Barnes, R., Dhanoa, M.S., Lister, S.J., 1989. Standard normal variate transformation and de-trending of near-infrared diffuse reflectance spectra, in: Applied Spectroscopy. SAGE Publications Sage UK: London, England, pp. 772–777.
Clark, R.N., Roush, T.L., 1984. Reflectance spectroscopy: Quantitative analysis techniques for remote sensing applications, in: Journal of Geophysical Research: Solid Earth. Wiley Online Library, pp. 6329–6340.
Eriksson, L., Johansson, E., Kettaneh-Wold, N., Trygg, J., Wikström, C., Wold, S., 2006. Multi-and megavariate data analysis. Umetrics Sweden.
Fearn, T., 2010. Combining other predictors with NIR spectra. NIR news 21, 13–16.
Fearn, T., 2008. The interaction between standard normal variate and derivatives. NIR news 19, 16–17.
Fernandez-Pierna, J.A., Dardenne, P., 2008. Soil parameter quantification by NIRS as a chemometric challenge at “chimiométrie 2006.” Chemometrics and intelligent laboratory systems 91, 94–98.
Geladi, P., MacDougall, D., Martens, H., 1985. Linearization and scatter-correction for near-infrared reflectance spectra of meat. Applied spectroscopy 39, 491–500.
Hopkins, D.W., 2001. What is a norris derivative? NIR news 12, 3–5.
Luo, J., Ying, K., He, P., Bai, J., 2005. Properties of savitzky–golay digital differentiators. Digital Signal Processing 15, 122–136.
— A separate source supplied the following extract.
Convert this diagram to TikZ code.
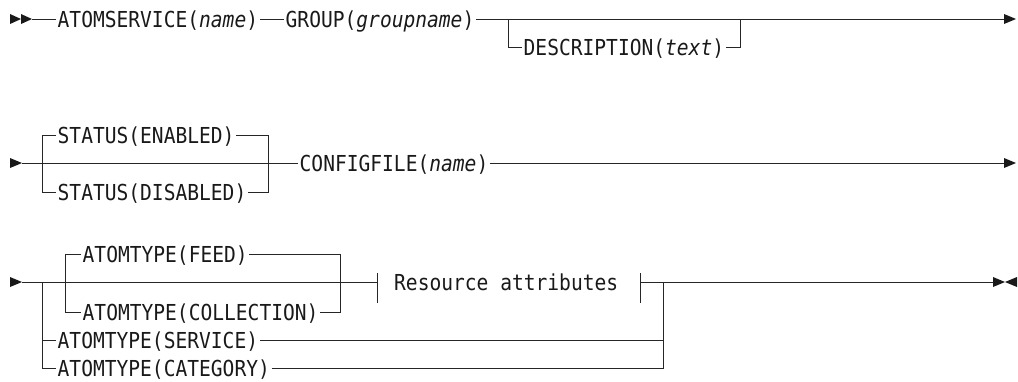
\documentclass[tikz,border=0pt]{standalone}
\usepackage{fontspec}
\setmonofont{DejaVu Sans Mono}
\newcommand{\rrtext}[1]{\scalebox{0.89}[1]{#1}}
\begin{document}
\begin{tikzpicture}[x=1pt,y=-1pt,
  rail/.style={draw=black!85, line width=1pt},
  lbl/.style={anchor=west, inner xsep=1.5pt, inner ysep=0pt, text height=16pt, text depth=0pt,
              font=\ttfamily\fontsize{22}{23}\selectfont, text=black!90},
  tipfill/.style={fill=black!90}]
\useasboundingbox (0,0) rectangle (1018,381);

% ---------- Row 1 ----------
\fill[tipfill] (10,14) -- (21,19) -- (10,24) -- cycle;
\fill[tipfill] (21,14) -- (32,19) -- (21,24) -- cycle;
\coordinate (s1) at (32,19);
\node[lbl] (atom) at (56,19) {\rrtext{ATOMSERVICE(\textit{name})}};
\node[lbl] (grp) at (284,19) {\rrtext{GROUP(\textit{groupname})}};
\coordinate (d1) at (508,19);
\coordinate (d2) at (740,19);
\node[lbl] (desc) at (522,47) {\rrtext{DESCRIPTION(\textit{text})}};
\coordinate (e1) at (1004,19);
\fill[tipfill] (1004,14) -- (1016,19) -- (1004,24) -- cycle;
\draw[rail] (s1) -- (atom.west);
\draw[rail] (atom.east) -- (grp.west);
\draw[rail] (grp.east) -- (e1);
\draw[rail] (d1) -- (d1 |- desc.west) -- (desc.west);
\draw[rail] (desc.east) -- (d2 |- desc.east) -- (d2);

% ---------- Row 2 ----------
\fill[tipfill] (10,158) -- (22,163) -- (10,168) -- cycle;
\coordinate (s2) at (22,163);
\coordinate (l2) at (42,163);
\coordinate (r2) at (268,163);
\node[lbl] (en) at (56,135) {\rrtext{STATUS(ENABLED)}};
\node[lbl] (dis) at (56,192) {\rrtext{STATUS(DISABLED)}};
\node[lbl] (cfg) at (298,163) {\rrtext{CONFIGFILE(\textit{name})}};
\coordinate (e2) at (1004,163);
\fill[tipfill] (1004,158) -- (1016,163) -- (1004,168) -- cycle;
\draw[rail] (s2) -- (cfg.west);
\draw[rail] (en.west) -- (l2 |- en.west) -- (l2 |- dis.west) -- (dis.west);
\draw[rail] (en.east) -- (r2 |- en.east) -- (r2 |- dis.east) -- (dis.east);
\draw[rail] (cfg.east) -- (e2);

% ---------- Row 3 ----------
\fill[tipfill] (10,277) -- (22,282) -- (10,287) -- cycle;
\coordinate (s3) at (22,282);
\coordinate (lo) at (42,282);
\coordinate (li) at (65,282);
\coordinate (ri) at (340,282);
\coordinate (ro) at (663,282);
\coordinate (rb1) at (377,282);
\coordinate (rb2) at (640,282);
\node[lbl] (feed) at (81,254) {\rrtext{ATOMTYPE(FEED)}};
\node[lbl] (coll) at (81,312) {\rrtext{ATOMTYPE(COLLECTION)}};
\node[lbl] (svc) at (56,340) {\rrtext{ATOMTYPE(SERVICE)}};
\node[lbl] (cat) at (56,368) {\rrtext{ATOMTYPE(CATEGORY)}};
\node[lbl, inner xsep=0pt] (res) at (394,282) {\rrtext{Resource attributes}};
\coordinate (e3) at (993,282);
\fill[tipfill] (993,277) -- (1005,282) -- (993,287) -- cycle;
\fill[tipfill] (1017,277) -- (1005,282) -- (1017,287) -- cycle;

\draw[rail] (s3) -- (rb1);
\draw[rail] (rb1) ++(0,-9) -- ++(0,30);
\draw[rail] (rb2) ++(0,-9) -- ++(0,30);
\draw[rail] (rb2) -- (e3);
\draw[rail] (feed.west) -- (li |- feed.west) -- (li |- coll.west) -- (coll.west);
\draw[rail] (feed.east) -- (ri |- feed.east) -- (ri |- coll.east) -- (coll.east);
\draw[rail] (lo) -- (lo |- cat.west) -- (cat.west);
\draw[rail] (lo |- svc.west) -- (svc.west);
\draw[rail] (svc.east) -- (ro |- svc.east);
\draw[rail] (cat.east) -- (ro |- cat.east) -- (ro);
\end{tikzpicture}
\end{document}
Rinnan, Å., Van Den Berg, F., Engelsen, S.B., 2009. Review of the most common pre-processing techniques for near-infrared spectra. TrAC Trends in Analytical Chemistry 28, 1201–1222.
Savitzky, A., Golay, M.J., 1964. Smoothing and differentiation of data by simplified least squares procedures. Analytical chemistry 36, 1627–1639.
Wiener, N., 1954. The human use of human beings: Cybernetics and society, Revised edition. ed. Doubleday Anchor, Garden City, NY.